*MATERIAL PROVIDED*:
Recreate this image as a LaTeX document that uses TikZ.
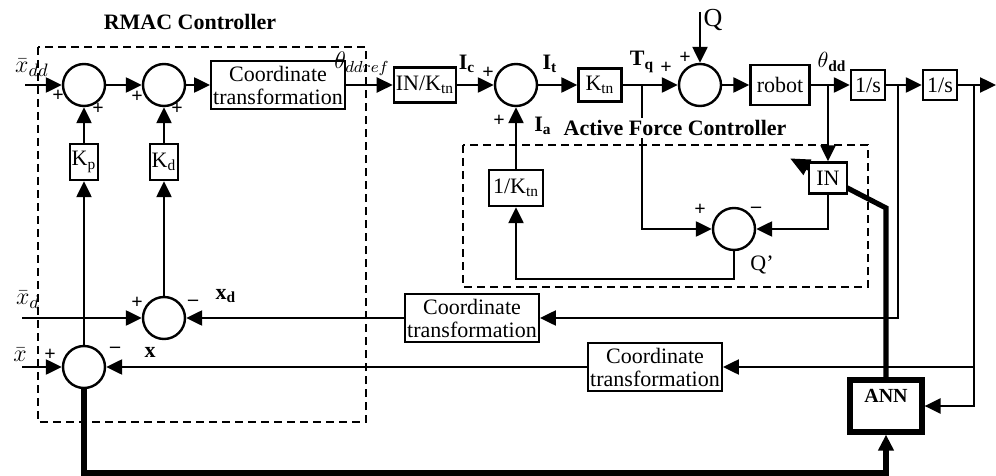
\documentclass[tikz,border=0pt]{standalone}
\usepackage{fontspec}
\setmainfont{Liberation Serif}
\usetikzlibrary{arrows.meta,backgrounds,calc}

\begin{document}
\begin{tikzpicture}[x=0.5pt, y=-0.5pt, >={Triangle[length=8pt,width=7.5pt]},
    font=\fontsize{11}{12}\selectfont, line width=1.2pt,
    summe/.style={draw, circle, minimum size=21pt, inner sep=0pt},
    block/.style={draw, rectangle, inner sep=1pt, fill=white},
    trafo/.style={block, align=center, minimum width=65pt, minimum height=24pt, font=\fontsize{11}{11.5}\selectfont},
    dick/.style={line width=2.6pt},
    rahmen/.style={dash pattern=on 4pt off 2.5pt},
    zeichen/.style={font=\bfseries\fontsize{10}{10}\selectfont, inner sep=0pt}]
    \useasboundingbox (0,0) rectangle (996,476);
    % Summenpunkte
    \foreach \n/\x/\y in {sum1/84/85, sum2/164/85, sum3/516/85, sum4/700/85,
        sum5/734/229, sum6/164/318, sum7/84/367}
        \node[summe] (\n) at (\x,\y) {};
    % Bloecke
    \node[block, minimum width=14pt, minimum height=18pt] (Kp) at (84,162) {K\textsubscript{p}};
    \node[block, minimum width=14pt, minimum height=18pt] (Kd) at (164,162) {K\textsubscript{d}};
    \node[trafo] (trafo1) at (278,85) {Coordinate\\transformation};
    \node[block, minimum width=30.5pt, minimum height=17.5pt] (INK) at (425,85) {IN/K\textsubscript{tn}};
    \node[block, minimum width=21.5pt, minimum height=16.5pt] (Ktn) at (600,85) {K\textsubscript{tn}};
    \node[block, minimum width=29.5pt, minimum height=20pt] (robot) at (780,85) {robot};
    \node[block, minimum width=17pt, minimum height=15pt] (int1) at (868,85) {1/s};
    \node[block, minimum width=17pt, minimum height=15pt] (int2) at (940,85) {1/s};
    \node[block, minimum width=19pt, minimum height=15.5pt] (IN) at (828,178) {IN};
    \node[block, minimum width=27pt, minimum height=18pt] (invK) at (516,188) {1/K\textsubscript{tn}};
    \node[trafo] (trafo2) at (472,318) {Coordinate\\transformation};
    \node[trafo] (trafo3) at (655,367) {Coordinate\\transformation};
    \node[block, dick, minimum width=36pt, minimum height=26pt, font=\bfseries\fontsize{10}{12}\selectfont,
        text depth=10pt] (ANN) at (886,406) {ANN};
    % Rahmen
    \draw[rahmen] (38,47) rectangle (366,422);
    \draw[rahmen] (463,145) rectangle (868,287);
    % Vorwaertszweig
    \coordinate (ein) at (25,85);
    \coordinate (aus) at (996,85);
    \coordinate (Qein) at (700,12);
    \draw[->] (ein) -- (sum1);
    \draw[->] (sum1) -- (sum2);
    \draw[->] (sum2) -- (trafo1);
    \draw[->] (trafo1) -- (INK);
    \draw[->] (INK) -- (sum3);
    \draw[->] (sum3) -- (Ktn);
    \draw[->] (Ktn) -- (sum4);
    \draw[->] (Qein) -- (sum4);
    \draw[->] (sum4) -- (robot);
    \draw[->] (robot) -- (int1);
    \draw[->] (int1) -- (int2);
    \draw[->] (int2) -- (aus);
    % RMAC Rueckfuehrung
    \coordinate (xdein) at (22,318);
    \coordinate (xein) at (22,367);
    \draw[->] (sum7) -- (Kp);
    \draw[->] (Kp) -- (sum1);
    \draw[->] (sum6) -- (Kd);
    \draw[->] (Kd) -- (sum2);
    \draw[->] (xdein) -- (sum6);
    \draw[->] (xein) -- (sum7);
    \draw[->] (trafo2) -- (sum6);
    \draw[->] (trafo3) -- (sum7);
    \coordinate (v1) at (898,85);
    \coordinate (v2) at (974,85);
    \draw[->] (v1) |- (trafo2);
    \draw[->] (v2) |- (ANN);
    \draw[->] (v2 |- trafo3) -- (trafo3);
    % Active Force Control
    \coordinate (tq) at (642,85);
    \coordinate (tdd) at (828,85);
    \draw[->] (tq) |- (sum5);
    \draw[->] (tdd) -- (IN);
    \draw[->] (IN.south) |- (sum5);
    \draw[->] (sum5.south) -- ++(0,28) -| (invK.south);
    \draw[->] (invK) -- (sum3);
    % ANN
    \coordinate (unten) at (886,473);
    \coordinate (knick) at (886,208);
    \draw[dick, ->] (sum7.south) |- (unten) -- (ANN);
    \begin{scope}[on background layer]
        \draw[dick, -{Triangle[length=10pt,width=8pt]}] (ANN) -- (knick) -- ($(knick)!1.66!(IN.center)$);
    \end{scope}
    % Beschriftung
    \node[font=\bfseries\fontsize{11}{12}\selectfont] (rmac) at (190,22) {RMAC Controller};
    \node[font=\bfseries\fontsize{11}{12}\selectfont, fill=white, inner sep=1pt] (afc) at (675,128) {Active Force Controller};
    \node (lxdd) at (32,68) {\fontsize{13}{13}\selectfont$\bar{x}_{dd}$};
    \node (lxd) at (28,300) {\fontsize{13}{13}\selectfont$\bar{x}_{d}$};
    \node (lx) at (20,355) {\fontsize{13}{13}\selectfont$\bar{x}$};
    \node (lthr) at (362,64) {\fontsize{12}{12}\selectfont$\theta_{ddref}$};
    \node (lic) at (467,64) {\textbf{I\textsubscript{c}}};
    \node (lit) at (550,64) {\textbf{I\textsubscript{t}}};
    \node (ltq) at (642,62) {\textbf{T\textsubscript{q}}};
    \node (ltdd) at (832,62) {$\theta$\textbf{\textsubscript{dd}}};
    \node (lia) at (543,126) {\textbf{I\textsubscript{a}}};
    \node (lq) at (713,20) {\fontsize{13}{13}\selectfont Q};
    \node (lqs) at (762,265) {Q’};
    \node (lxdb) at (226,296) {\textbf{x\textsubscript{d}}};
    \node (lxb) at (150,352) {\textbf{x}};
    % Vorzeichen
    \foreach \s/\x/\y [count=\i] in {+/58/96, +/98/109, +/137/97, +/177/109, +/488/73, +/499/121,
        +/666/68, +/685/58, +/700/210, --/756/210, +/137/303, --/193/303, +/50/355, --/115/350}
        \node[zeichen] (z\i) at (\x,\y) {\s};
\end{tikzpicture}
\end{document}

*TASK GOAL*:
Give back every line exactly as it stands, pictures excluded.

*TASK RESULT*:
Recreate this image as a LaTeX document that uses TikZ.
\documentclass[tikz,border=0pt]{standalone}
\usepackage{fontspec}
\setmainfont{Liberation Serif}
\usetikzlibrary{arrows.meta,backgrounds,calc}

\begin{document}
\begin{tikzpicture}[x=0.5pt, y=-0.5pt, >={Triangle[length=8pt,width=7.5pt]},
    font=\fontsize{11}{12}\selectfont, line width=1.2pt,
    summe/.style={draw, circle, minimum size=21pt, inner sep=0pt},
    block/.style={draw, rectangle, inner sep=1pt, fill=white},
    trafo/.style={block, align=center, minimum width=65pt, minimum height=24pt, font=\fontsize{11}{11.5}\selectfont},
    dick/.style={line width=2.6pt},
    rahmen/.style={dash pattern=on 4pt off 2.5pt},
    zeichen/.style={font=\bfseries\fontsize{10}{10}\selectfont, inner sep=0pt}]
    \useasboundingbox (0,0) rectangle (996,476);
    % Summenpunkte
    \foreach \n/\x/\y in {sum1/84/85, sum2/164/85, sum3/516/85, sum4/700/85,
        sum5/734/229, sum6/164/318, sum7/84/367}
        \node[summe] (\n) at (\x,\y) {};
    % Bloecke
    \node[block, minimum width=14pt, minimum height=18pt] (Kp) at (84,162) {K\textsubscript{p}};
    \node[block, minimum width=14pt, minimum height=18pt] (Kd) at (164,162) {K\textsubscript{d}};
    \node[trafo] (trafo1) at (278,85) {Coordinate\\transformation};
    \node[block, minimum width=30.5pt, minimum height=17.5pt] (INK) at (425,85) {IN/K\textsubscript{tn}};
    \node[block, minimum width=21.5pt, minimum height=16.5pt] (Ktn) at (600,85) {K\textsubscript{tn}};
    \node[block, minimum width=29.5pt, minimum height=20pt] (robot) at (780,85) {robot};
    \node[block, minimum width=17pt, minimum height=15pt] (int1) at (868,85) {1/s};
    \node[block, minimum width=17pt, minimum height=15pt] (int2) at (940,85) {1/s};
    \node[block, minimum width=19pt, minimum height=15.5pt] (IN) at (828,178) {IN};
    \node[block, minimum width=27pt, minimum height=18pt] (invK) at (516,188) {1/K\textsubscript{tn}};
    \node[trafo] (trafo2) at (472,318) {Coordinate\\transformation};
    \node[trafo] (trafo3) at (655,367) {Coordinate\\transformation};
    \node[block, dick, minimum width=36pt, minimum height=26pt, font=\bfseries\fontsize{10}{12}\selectfont,
        text depth=10pt] (ANN) at (886,406) {ANN};
    % Rahmen
    \draw[rahmen] (38,47) rectangle (366,422);
    \draw[rahmen] (463,145) rectangle (868,287);
    % Vorwaertszweig
    \coordinate (ein) at (25,85);
    \coordinate (aus) at (996,85);
    \coordinate (Qein) at (700,12);
    \draw[->] (ein) -- (sum1);
    \draw[->] (sum1) -- (sum2);
    \draw[->] (sum2) -- (trafo1);
    \draw[->] (trafo1) -- (INK);
    \draw[->] (INK) -- (sum3);
    \draw[->] (sum3) -- (Ktn);
    \draw[->] (Ktn) -- (sum4);
    \draw[->] (Qein) -- (sum4);
    \draw[->] (sum4) -- (robot);
    \draw[->] (robot) -- (int1);
    \draw[->] (int1) -- (int2);
    \draw[->] (int2) -- (aus);
    % RMAC Rueckfuehrung
    \coordinate (xdein) at (22,318);
    \coordinate (xein) at (22,367);
    \draw[->] (sum7) -- (Kp);
    \draw[->] (Kp) -- (sum1);
    \draw[->] (sum6) -- (Kd);
    \draw[->] (Kd) -- (sum2);
    \draw[->] (xdein) -- (sum6);
    \draw[->] (xein) -- (sum7);
    \draw[->] (trafo2) -- (sum6);
    \draw[->] (trafo3) -- (sum7);
    \coordinate (v1) at (898,85);
    \coordinate (v2) at (974,85);
    \draw[->] (v1) |- (trafo2);
    \draw[->] (v2) |- (ANN);
    \draw[->] (v2 |- trafo3) -- (trafo3);
    % Active Force Control
    \coordinate (tq) at (642,85);
    \coordinate (tdd) at (828,85);
    \draw[->] (tq) |- (sum5);
    \draw[->] (tdd) -- (IN);
    \draw[->] (IN.south) |- (sum5);
    \draw[->] (sum5.south) -- ++(0,28) -| (invK.south);
    \draw[->] (invK) -- (sum3);
    % ANN
    \coordinate (unten) at (886,473);
    \coordinate (knick) at (886,208);
    \draw[dick, ->] (sum7.south) |- (unten) -- (ANN);
    \begin{scope}[on background layer]
        \draw[dick, -{Triangle[length=10pt,width=8pt]}] (ANN) -- (knick) -- ($(knick)!1.66!(IN.center)$);
    \end{scope}
    % Beschriftung
    \node[font=\bfseries\fontsize{11}{12}\selectfont] (rmac) at (190,22) {RMAC Controller};
    \node[font=\bfseries\fontsize{11}{12}\selectfont, fill=white, inner sep=1pt] (afc) at (675,128) {Active Force Controller};
    \node (lxdd) at (32,68) {\fontsize{13}{13}\selectfont$\bar{x}_{dd}$};
    \node (lxd) at (28,300) {\fontsize{13}{13}\selectfont$\bar{x}_{d}$};
    \node (lx) at (20,355) {\fontsize{13}{13}\selectfont$\bar{x}$};
    \node (lthr) at (362,64) {\fontsize{12}{12}\selectfont$\theta_{ddref}$};
    \node (lic) at (467,64) {\textbf{I\textsubscript{c}}};
    \node (lit) at (550,64) {\textbf{I\textsubscript{t}}};
    \node (ltq) at (642,62) {\textbf{T\textsubscript{q}}};
    \node (ltdd) at (832,62) {$\theta$\textbf{\textsubscript{dd}}};
    \node (lia) at (543,126) {\textbf{I\textsubscript{a}}};
    \node (lq) at (713,20) {\fontsize{13}{13}\selectfont Q};
    \node (lqs) at (762,265) {Q’};
    \node (lxdb) at (226,296) {\textbf{x\textsubscript{d}}};
    \node (lxb) at (150,352) {\textbf{x}};
    % Vorzeichen
    \foreach \s/\x/\y [count=\i] in {+/58/96, +/98/109, +/137/97, +/177/109, +/488/73, +/499/121,
        +/666/68, +/685/58, +/700/210, --/756/210, +/137/303, --/193/303, +/50/355, --/115/350}
        \node[zeichen] (z\i) at (\x,\y) {\s};
\end{tikzpicture}
\end{document}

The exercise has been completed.